I took some leftover scraps from that and tried to remember a sideways patchwork I’d seen. I even tried to search the web for something like it, but I couldn’t find what I’d seen. So I just tried it anyway. Then that little patch was done and squared up, it came to me – a table runner, or dresser runner! This time I’d do it nice and long, not like the other 24 inch ones.

As I started to sew the pieces together I realized the whole thing would be very long and only like 6 inches wide. It needed a boarder. Another light bulb went on, that’s when I remembered my burlap!

Ta-da –

I think this is my coolest creation on patchwork quilting yet.

Wednesday, February 8, 2012

The Heart Tree

In my deep affection for Valentine’s Day I couldn’t resist doing something seasonal with the naked Jesse Tree left behind by Advent. So up went a battery of various colored hearts. It cheers me every time I walk by it.

Other related activities include making valentines last week for the family I live with that are away right now. And I have a session scheduled with the Maves kids for valentine making on Friday! I can’t wait.

Tuesday, February 7, 2012

Doing Things the Hard Way

I think my mom used to tell me that I have a tendency to do things the hard way. I don’t think that’s a pervasive truth in my life, at least I hope not. But when it comes to creating patchwork quilts; it may be the best way to explain how I do it.

I was inspired by the coming holiday – Valentine’s Day. But as I did at Christmas time, I got an idea in my head and just started sewing, no pattern, not even real measurements until after I got going on it. When it’s finished it will look spectacular, but the road to getting there may do me in.
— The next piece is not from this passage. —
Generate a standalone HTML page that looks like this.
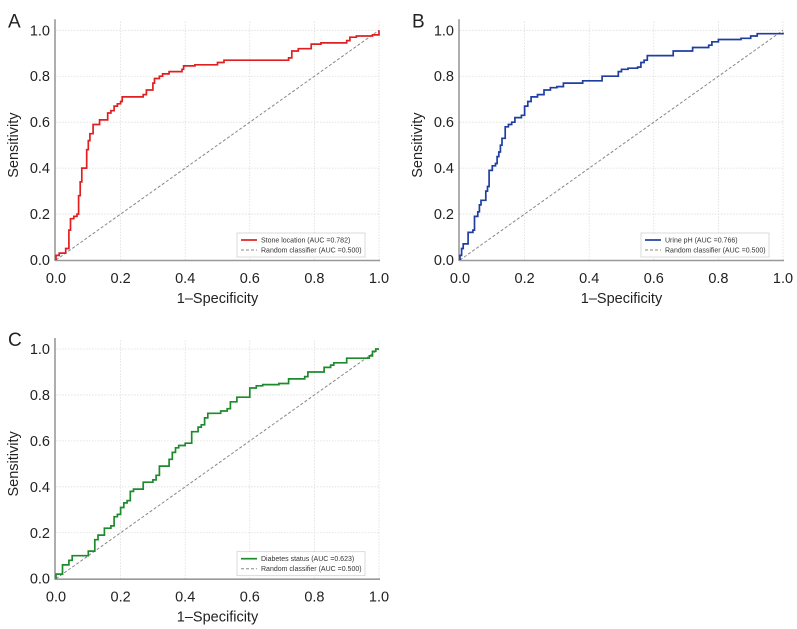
<!DOCTYPE html>
<html><head><meta charset="utf-8"><style>
html,body{margin:0;padding:0;background:#fff;}
svg{display:block;font-family:"Liberation Sans",Arial,sans-serif;}
</style></head><body>
<svg id="fig" width="797" height="629" viewBox="0 0 797 629" xmlns="http://www.w3.org/2000/svg"></svg>
<script>
const tickValues = [0, 0.2, 0.4, 0.6, 0.8, 1.0];
const tickLabels = ["0.0", "0.2", "0.4", "0.6", "0.8", "1.0"];
const fprA = [0,0,0.01,0.03,0.03,0.04,0.04,0.045,0.045,0.055,0.055,0.065,0.07,0.07,0.075,0.075,0.08,0.08,0.095,0.095,0.1,0.1,0.105,0.105,0.11,0.115,0.13,0.135,0.155,0.16,0.17,0.18,0.19,0.2,0.205,0.23,0.27,0.28,0.3,0.3,0.305,0.32,0.33,0.35,0.39,0.395,0.43,0.5,0.52,0.68,0.72,0.73,0.75,0.78,0.79,0.82,0.9,0.91,0.93,0.98,1];
const tprA = [0,0.02,0.03,0.03,0.05,0.05,0.13,0.13,0.18,0.18,0.19,0.2,0.21,0.28,0.28,0.34,0.34,0.4,0.4,0.48,0.48,0.52,0.53,0.55,0.55,0.59,0.59,0.61,0.61,0.64,0.65,0.67,0.68,0.69,0.71,0.71,0.72,0.74,0.75,0.77,0.79,0.8,0.81,0.82,0.83,0.845,0.85,0.86,0.87,0.87,0.88,0.91,0.92,0.92,0.94,0.945,0.955,0.97,0.975,0.98,1];
const fprB = [0,0,0.005,0.01,0.025,0.025,0.04,0.045,0.045,0.055,0.06,0.065,0.075,0.08,0.085,0.09,0.09,0.1,0.1,0.11,0.115,0.12,0.125,0.13,0.14,0.14,0.15,0.16,0.17,0.19,0.2,0.2,0.21,0.22,0.24,0.26,0.28,0.3,0.32,0.37,0.38,0.44,0.44,0.48,0.49,0.5,0.52,0.55,0.56,0.57,0.58,0.65,0.66,0.72,0.77,0.78,0.8,0.87,0.9,0.92,1];
const tprB = [0,0.02,0.05,0.07,0.07,0.12,0.13,0.15,0.19,0.21,0.24,0.26,0.26,0.3,0.32,0.32,0.39,0.39,0.41,0.42,0.45,0.47,0.5,0.53,0.53,0.58,0.59,0.6,0.62,0.63,0.64,0.67,0.69,0.71,0.72,0.74,0.75,0.755,0.77,0.77,0.78,0.79,0.8,0.8,0.82,0.83,0.835,0.84,0.86,0.87,0.89,0.89,0.91,0.925,0.935,0.95,0.96,0.965,0.975,0.985,0.99];
const fprC = [0,0,0.02,0.02,0.04,0.04,0.05,0.05,0.08,0.1,0.12,0.12,0.13,0.14,0.15,0.17,0.18,0.18,0.19,0.2,0.21,0.22,0.23,0.24,0.27,0.27,0.3,0.31,0.32,0.35,0.35,0.36,0.37,0.38,0.4,0.42,0.42,0.44,0.45,0.46,0.47,0.5,0.51,0.53,0.54,0.56,0.6,0.6,0.62,0.64,0.69,0.72,0.75,0.77,0.78,0.81,0.83,0.85,0.86,0.9,0.9,0.97,0.98,0.99,1];
const tprC = [0,0.02,0.03,0.06,0.06,0.08,0.08,0.1,0.1,0.12,0.14,0.17,0.19,0.19,0.22,0.23,0.25,0.27,0.28,0.31,0.33,0.34,0.38,0.39,0.4,0.42,0.43,0.45,0.49,0.5,0.52,0.55,0.57,0.58,0.59,0.61,0.64,0.66,0.67,0.7,0.72,0.72,0.73,0.74,0.77,0.79,0.79,0.83,0.84,0.845,0.85,0.87,0.87,0.88,0.9,0.9,0.92,0.93,0.94,0.95,0.96,0.97,0.99,1,1];

const NS = "http://www.w3.org/2000/svg";
const svg = document.getElementById('fig');
function mk(tag, attrs, parent, text){
  const e = document.createElementNS(NS, tag);
  for (const k in attrs) e.setAttribute(k, attrs[k]);
  if (text !== undefined) e.textContent = text;
  (parent || svg).appendChild(e);
  return e;
}
function panel(cfg){
  const g = mk('g', {});
  
  
  const sx = v => cfg.x0 + v * (cfg.x1 - cfg.x0);
  const sy = v => cfg.y0 - v * (cfg.y0 - cfg.y1);
  const L = mk('text', {x: cfg.x0 - 48, y: cfg.y1 - 3, 'font-size': 19, fill: '#222'}, g, cfg.letter);
  
  
  tickValues.forEach((t, i) => {
    if (i > 0) {
      const gv = mk('line', {x1: sx(t), x2: sx(t), y1: cfg.y0, y2: cfg.y1 - 10, stroke: '#ddd', 'stroke-width': 0.8, 'stroke-dasharray': '1.5,1.5'}, g);
      
      
      const gh = mk('line', {x1: cfg.x0, x2: cfg.x1 + 1, y1: sy(t), y2: sy(t), stroke: '#ddd', 'stroke-width': 0.8, 'stroke-dasharray': '1.5,1.5'}, g);
      
      
    }
    const xt = mk('text', {x: sx(t), y: cfg.y0 + 23, 'font-size': 14.5, fill: '#222', 'text-anchor': 'middle'}, g, tickLabels[i]);
    
    
    const yt = mk('text', {x: cfg.x0 - 6, y: sy(t) + 5, 'font-size': 14.5, fill: '#222', 'text-anchor': 'end'}, g, tickLabels[i]);
    
    
  });
  const ax = mk('line', {x1: cfg.x0 - 1, x2: cfg.x1 + 1, y1: cfg.y0 + 0.5, y2: cfg.y0 + 0.5, stroke: '#999', 'stroke-width': 1.6}, g);
  
  
  const ay = mk('line', {x1: cfg.x0 - 1, x2: cfg.x0 - 1, y1: cfg.y0 + 1, y2: cfg.y1 - 11, stroke: '#999', 'stroke-width': 1.6}, g);
  
  
  const xtitle = mk('text', {x: (cfg.x0 + cfg.x1) / 2, y: cfg.y0 + 43, 'font-size': 14.5, fill: '#222', 'text-anchor': 'middle'}, g, '1\u2013Specificity');
  
  
  const cy = (cfg.y0 + cfg.y1) / 2;
  const ytitle = mk('text', {x: cfg.x0 - 38, y: cy, 'font-size': 14.5, fill: '#222', 'text-anchor': 'middle', transform: `rotate(-90 ${cfg.x0 - 38} ${cy})`}, g, 'Sensitivity');
  
  
  const d = mk('line', {x1: sx(0), y1: sy(0), x2: sx(1), y2: sy(1), stroke: '#888', 'stroke-width': 1, 'stroke-dasharray': '3,2'}, g);
  
  
  // stepped ROC path
  let pts = [];
  cfg.fpr.forEach((f, i) => {
    if (i > 0) pts.push(sx(f).toFixed(1) + ',' + sy(cfg.tpr[i - 1]).toFixed(1));
    pts.push(sx(f).toFixed(1) + ',' + sy(cfg.tpr[i]).toFixed(1));
  });
  const roc = mk('polyline', {points: pts.join(' '), fill: 'none', stroke: cfg.color, 'stroke-width': 1.7, 'stroke-linejoin': 'miter'}, g);
  
  
  const lx = cfg.x1 - 142, ly = cfg.y0 - 27;
  const lg = mk('g', {}, g);
  
  
  mk('rect', {x: lx, y: ly, width: 128, height: 24, fill: '#fff', stroke: '#ccc', 'stroke-width': 0.7}, lg);
  mk('line', {x1: lx + 4, x2: lx + 20, y1: ly + 7, y2: ly + 7, stroke: cfg.color, 'stroke-width': 1.7}, lg);
  const t1 = mk('text', {x: lx + 24, y: ly + 9.5, 'font-size': 7, fill: '#333'}, lg, cfg.label);
  
  
  mk('line', {x1: lx + 4, x2: lx + 20, y1: ly + 17, y2: ly + 17, stroke: '#888', 'stroke-width': 1, 'stroke-dasharray': '3,2'}, lg);
  const t2 = mk('text', {x: lx + 24, y: ly + 19.5, 'font-size': 7, fill: '#333'}, lg, 'Random classifier (AUC =0.500)');
  
  
}
panel({letter: 'A', x0: 56, x1: 379, y0: 260, y1: 30.3, fpr: fprA, tpr: tprA, color: '#e02020', label: 'Stone location (AUC =0.782)'});
panel({letter: 'B', x0: 460, x1: 783, y0: 260, y1: 30.3, fpr: fprB, tpr: tprB, color: '#1f3fa0', label: 'Urine pH (AUC =0.766)'});
panel({letter: 'C', x0: 56, x1: 379, y0: 578.7, y1: 349, fpr: fprC, tpr: tprC, color: '#1e8a2e', label: 'Diabetes status (AUC =0.623)'});
</script>
</body></html>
It’s a wall hanging or a table runner. I’m not super big into heart things, but I really love Valentine’s Day only because I’m really a romantic type at heart.

Next year I hope I remember to go back to paper valentines so I have a lot less stress.

Monday, February 6, 2012

My Second Take on Chenille

I decided the chenille was so fun I needed to do more, but I’m still not ready for something big! So I thought a little extra special taggy blanket would be fun. It looks amazing, but slightly fussy with all those little ribbon tags. Not sure that will happen again.

I sure hope the little baby sister to three big brothers enjoys this one.

Thursday, February 2, 2012

Groundhog's Day

I haven’t paid much attention. And to be honest I haven’t been outside today yet. But it doesn’t look like the groundhog saw his shadow today. So, that means we do not have 6 more weeks of winter.

My only question: is that a good thing or a bad thing?

Wednesday, February 1, 2012

In the Meantime

I keep having incomplete visions of crafting. I studied the photo of the quilt that first inspired me for the wonky patchwork and decided I could come a little closer to what had been done there and perhaps with a little less stretch stress. (When you sew on the bias the fabric stretches.)

I just started sewing variations on brown. Taking 2 inch by 6 inch pieces, I cut them lengthwise slightly askew. That turned out pretty good for the effect, but I’m still not sure what I will do with them.

I’m collecting. If I see some fabric or a project that might be fun, I collect up the ideas, sometimes the materials. Then I am hesitant about what to do next. The fact is, my little patchwork of the skewed pieces remains unfinished. I’m now dreaming of burlap bags and holiday hearts. Enough writing, now – on to some actual sewing.

If any of my readers are giving away unwanted natural fiber fabric, I’ll take it. And I promise to make a little something in return. I’ll try to push a project to the top for you.